この本には、手話の本の世界で初めての特徴があります。
コンセプト
「人間に上下がないと同じく、言語にも上下がない」
私はかつて5年間、欧米のビジネスマンに日本語を教えていました。黒船で日本にきたペリー提督の6代目でハーバード大学院卒のペリーさんや、ドイツの保険会社の社長さんが私の生徒でした。
ペリーさんや社長さんは「自分の国の言語の方が日本語より優れている」なんてことは、絶対におっしゃいませんでした。

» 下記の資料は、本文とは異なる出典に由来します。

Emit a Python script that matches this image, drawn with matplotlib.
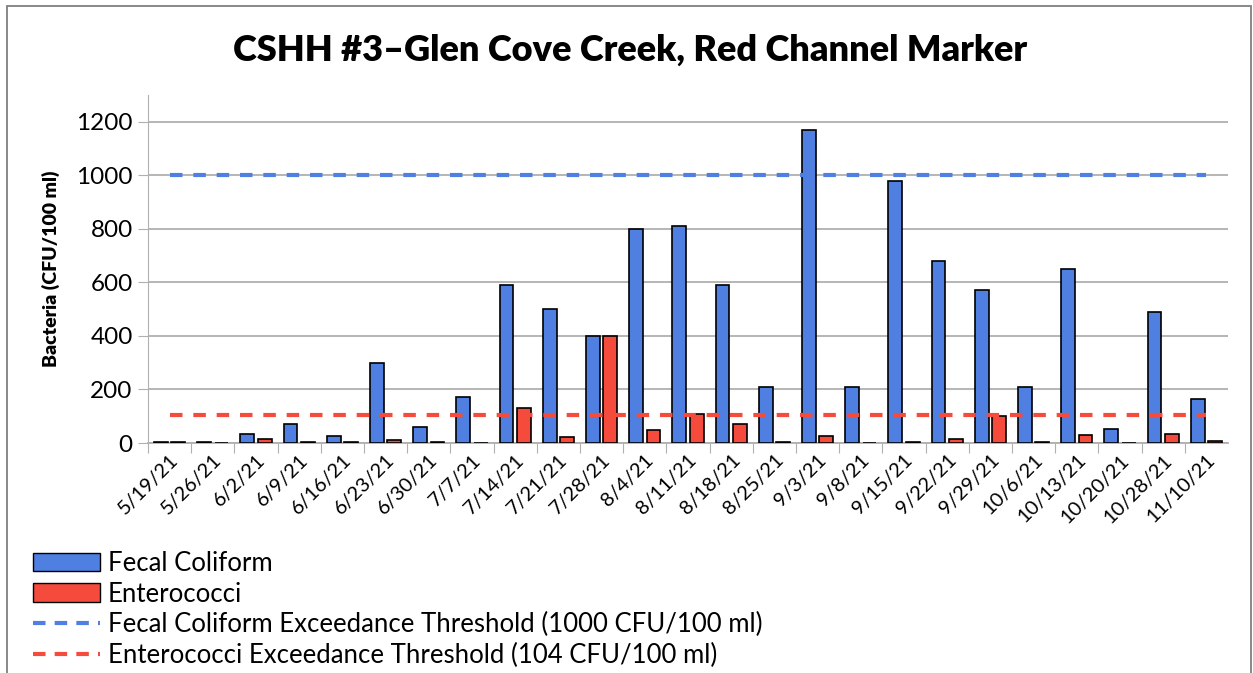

言語に上下はありませんもの。
全ての日本語の文章に『日本手話』と『日本語対応手話』両方の表現が記載されている。
これが、この本の最大の特徴です。
かつて私は大学病院で4年半、手話通訳をしていました。その間、16歳で完全に聞こえなくなった中途失聴の患者さんからは、「私の診察の通訳の時は、『日本語対応手話』にしてください」と、いつも言われていました。
また逆に、生まれつきのろう者で日本語が苦手な方の時は、私もまだ完全ではありませんが『日本手話』で通訳するように努めました。
手話通訳をするときは、相手に合わせて、『日本手話』と『日本語対応手話』両方が必要です。どちらがいい、悪いではありません。言語学的に見て、種類が違うだけです。そのことを強く主張したいと思います。
※ちなみに、この本の『日本手話』の表現は、私の周りの『日本語力のある日本手話話者』の方に確認した上で、掲載しています。
日本語の文法と比較した解説
例えば人を勧誘する時の表現は、日本語と手話では異なります。日本語では「しましょう」「しましょうか」「しませんか」「しよう」「しようか」「しない?」こんなにたくさん勧誘表現があります。
ところが手話には、日本語ほど多様な表現はありません。日本語の文法を軸に手話の『勧誘表現』について比較して説明しています。
5ヶ月間、睡眠不足を続けて書き上げた、私の血と汗と涙の結晶が本になりました。
新宿の紀伊國屋書店で平積みにおいてくださっているのを見たときは、嬉しくて泣きそうになりました。
手話通訳士と日本語教師の2つの視点で作ったこの本が、皆さまのお役に立つことができれば、この上ない幸せです
★ちなみに……
発売から3週間で、重版が決定いたしました!!
皆さまに心より感謝申し上げます。